Don’t label yourself: What did you learn on the job?

Written by Karen Lee Sept. 28 2020

Have you ever had a job, and if you did, what did it teach you?

Too often, job seekers tend to overlook this question.

Instead, they define themselves with a label (read: job title) to tell us who they are.

They’ll say, ‘I’m a teacher’, ‘I’m a sales manager’, ‘I’m a mechanical engineer’ and the like.

Been there, done that

So when looking for a new position, they’ll only look at job postings with titles that are the same as what they’ve had in the past. 

Are you doing this yourself? If so, you’re not doing yourself any favors by limiting the number of positions you can actually apply for – and have a hope of getting.

Instead, think back on the different jobs you’ve had throughout your life.

What did you learn at each one, and what did you accomplish?

List these learning points as skills and write each one down if it helps you remember them.

Any job will do

These points don’t have to be taken from what you’d call a career-oriented job – one (s) you got after finishing your college/university degree.

Instead, the most relevant ones might come from part-time work you had for a short period of your life. Who knows?

Here’s an example of what I mean: While studying at university I worked on the side as a waitress at several local restaurants. What did it teach me?

* conflict management, because when I got complaints from customers, I learned quickly that by listening to them quietly before asking them what I could do to help them made unpleasant confrontations fizzle before they got off the ground.

* problem solving, because at every place I worked, my managers expected that I’d take care of situations myself without running to them to solve things for me.   

* communication, because as a waitress I was constantly in the middle between the customers and cooks, and how I spoke to each when things went wrong was extremely important for keeping both sides happy and myself in a job.

(By the way, I also mention that studies have shown for years that waiting tables is one of the most stressful jobs out there.
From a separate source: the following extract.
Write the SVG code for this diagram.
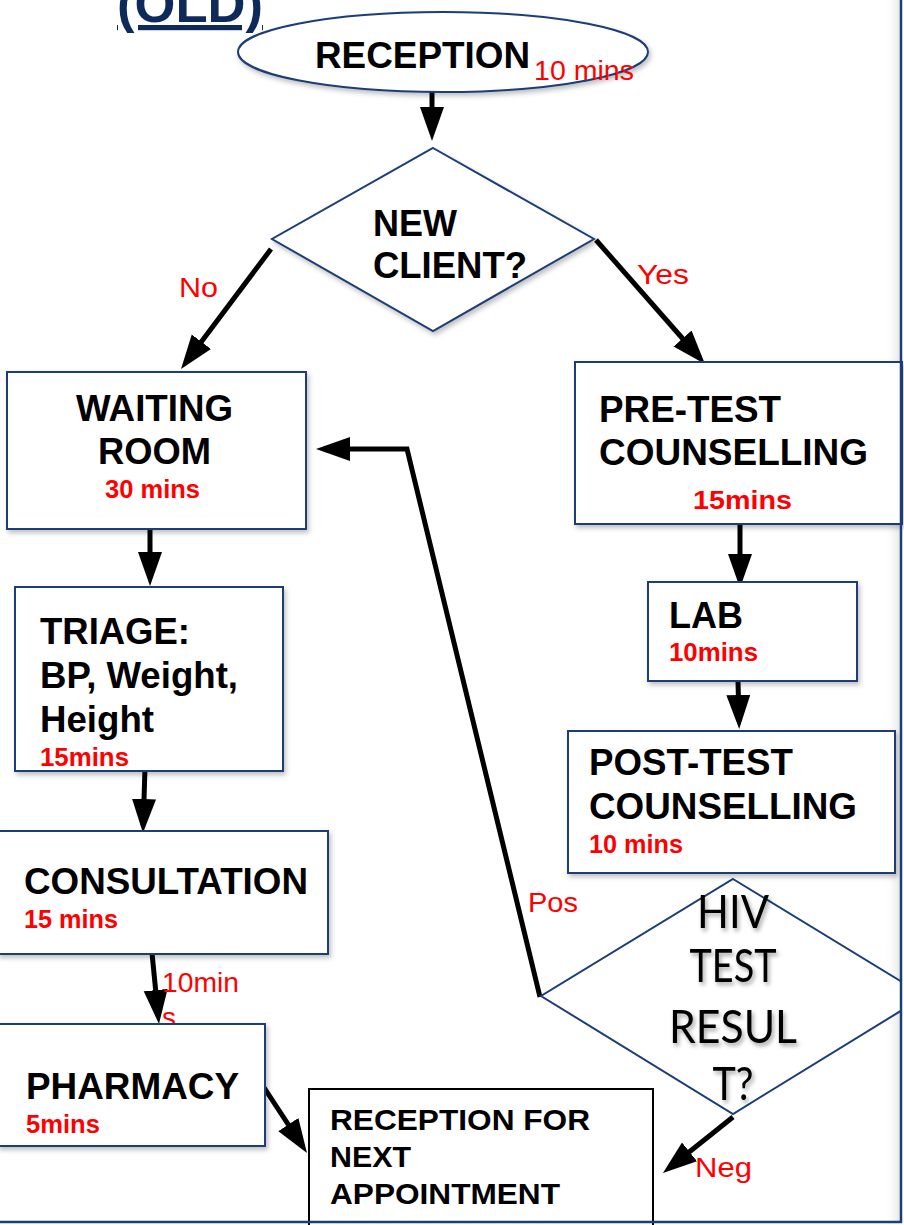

I only survived it for as long as I did by learning to keep my cool – and a smile on -- in tense situations.)

All of these soft skills are ones that I’ve brought to every job I’ve ever had since my student days.

Who’d’ve ever thought that waitressing would teach me so much?

You’re a lot more than just a job title

So if you’re looking for a new job, think back on the work you’ve done in the past.

You’ll probably remember your job titles first, which is what everyone does and is fine.

But after that, ask yourself, “What did I learn from my time there?”

Because what you answer to this particular question is what potential new employers want to learn about you.